We have excellent reason to scrutinize and critically examine the arguments based on considerations of justice to see how far we can extend the partial ordering that emanates from that perspective.
If we actually are Judges in India- sure. But judicial activism soon found there was little it could do in the social sphere. On the other hand they could get a Temple built in Ayodhya. Property disputes can be resolved by the Law. No idea of Justice can make people better off. That is job of Political Economy properly so called- not the worthless shite Sen teaches.
We have no great reason to turn down the help we get from the partial ordering that we end up with, even if it leaves some choices beyond reach. In the case of healthcare, we would have reason enough to press for universal medical care coverage through one of the specified ways, even if we are unable to agree on other issues of socialchoice.
Was this true of America? No. Obamacare raised coverage and lowered the rate of increase of premiums. The huge opposition to it shows that pressing for 'universal coverage' would have been electorally disastrous. But this has nothing to do with 'partial ordering'. It has to do with what is politically feasible and likely to withstand judicial review. Politics has been called, by Bismark, the art of the possible. Is it also that of the 'next best'? No. Sometimes, it is the worst possible course. This may cause a 'shakeout' of the inefficient or the crazy, or else a reaction such that the country can get back to doing sensible things. Politics is mainly the art of the convenient. Justice is mainly 'stare decisis'- upholding what went before. But the convenient is generally also what is possible. What went before is likely to work just as well now. The Sarkar gains by these 'Samskars' which reassure people that they live in a predictable world. This increases confidence in 'pooling equilibria'. By contrast, Sen's approach- which is to focus on outcomes and do stupid shit just because everybody falsifies preferences to say they believe in pious reasons- causes loss of confidence. Everybody hedges using costly signals (e.g. identity politics) so as to establish 'discoordination games' or 'separating equilibria'. Rights which were meant to protect vulnerable minorities may become the basis of claims by the very rich. Thus has it always been. In medieval times, a stout and sturdy knight would pretend that his property was actually owned by a wee bairn who might be born to ten named matrons of the parish- all above reproductive age.
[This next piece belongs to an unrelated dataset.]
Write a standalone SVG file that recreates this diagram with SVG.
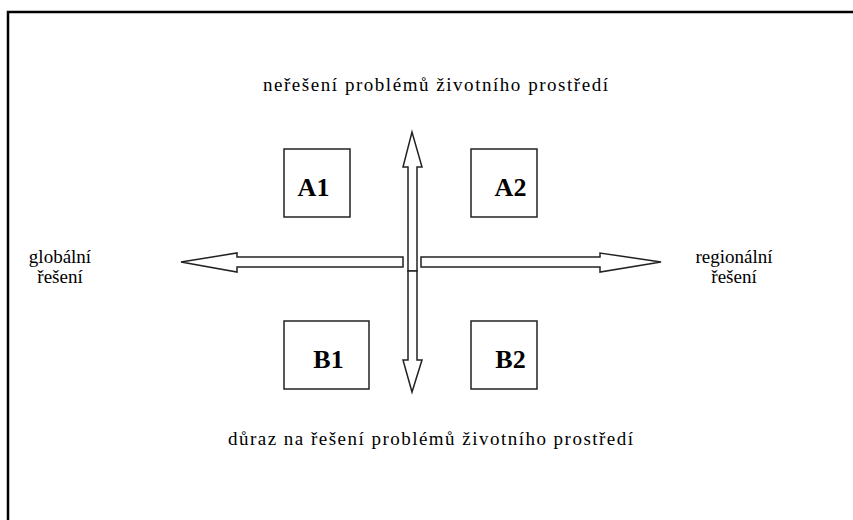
<svg xmlns="http://www.w3.org/2000/svg" width="853" height="520" viewBox="0 0 853 520">
<style>
.t{font-family:"Liberation Serif","Times New Roman",serif;fill:#000}
.lbl{font-size:19px}
.big{font-size:26px;font-weight:bold}
.box{fill:#fff;stroke:#222;stroke-width:1.5}
.arr{fill:#fff;stroke:#222;stroke-width:1.5;stroke-linejoin:miter}
</style>
<rect width="853" height="520" fill="#fff"/>
<path d="M8,520 L8,12 L853,12" fill="none" stroke="#000" stroke-width="2.5"/>
<g id="connectors">
<polygon class="arr" points="403,257 237,257 237,253 181,262 237,272 237,267 403,267"/>
<polygon class="arr" points="421,257 600,257 600,253 661,262 600,272 600,267 421,267"/>
<polygon class="arr" points="408,271 408,167 403,167 412,132 422,167 417,167 417,271"/>
<polygon class="arr" points="408,271 408,360 403,360 412,392 422,360 417,360 417,271"/>
</g>
<g id="A1"><rect class="box" x="284" y="149" width="66" height="68"/><text class="t big" x="313.5" y="196" text-anchor="middle">A1</text></g>
<g id="A2"><rect class="box" x="471" y="149" width="66" height="68"/><text class="t big" x="510.5" y="196" text-anchor="middle">A2</text></g>
<g id="B1"><rect class="box" x="284" y="321" width="85" height="68"/><text class="t big" x="328.5" y="368" text-anchor="middle">B1</text></g>
<g id="B2"><rect class="box" x="471" y="321" width="66" height="68"/><text class="t big" x="510.5" y="368" text-anchor="middle">B2</text></g>
<g id="top-label"><text class="t lbl" x="263" y="91" textLength="345" lengthAdjust="spacing">neřešení problémů životního prostředí</text></g>
<g id="bottom-label"><text class="t lbl" x="228" y="445" textLength="405" lengthAdjust="spacing">důraz na řešení problémů životního prostředí</text></g>
<g id="left-label"><text class="t lbl" x="60" y="263" text-anchor="middle">globální</text><text class="t lbl" x="60" y="283" text-anchor="middle">řešení</text></g>
<g id="right-label"><text class="t lbl" x="734" y="263" text-anchor="middle">regionální</text><text class="t lbl" x="734" y="283" text-anchor="middle">řešení</text></g>
</svg>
The Sarkar understands the Law's Samskars can be used to defeat the ends of Justice or harm the public good. That is why Politics sets limits on the operation of the Law while using it as a check upon itself.
What is remarkable about Sen's account of the idea of Justice is that he ignores everything that Indian and Anglo-Saxon and every other type of Jurisprudence have taken as settled matters for thousands of years.
Why did this happen? The answer is he thought bad things only happen because of injustice. If people are poor it is because the rich robbed them. But misfortune is quite separate from injustice. Similarly, preferences or choices are not the same thing as judgments- which, of their nature, are protocol bound and bucked stopped. Lastly, 'impartiality' is not a good thing in itself. Relationships are based on partiality. True, for some specific protocol bound juristic process, impartiality may be desired. But, what is better still is never to have to get involved with such proceedings. If a lawyer catches you by your dhoti, take it off and run naked through the village till you can barricade yourself in your own home. Once people understand you were fleeing the toils of the law they will praise you for your sagacity rather than censure you for public nudity.
Such, at any rate, is the Hindu idea of Justice. After death, Yama can judge us all he wants. While alive we prefer Yamuna and Samskars or a life affirming type. That Sarkar is best which talks bollocks least.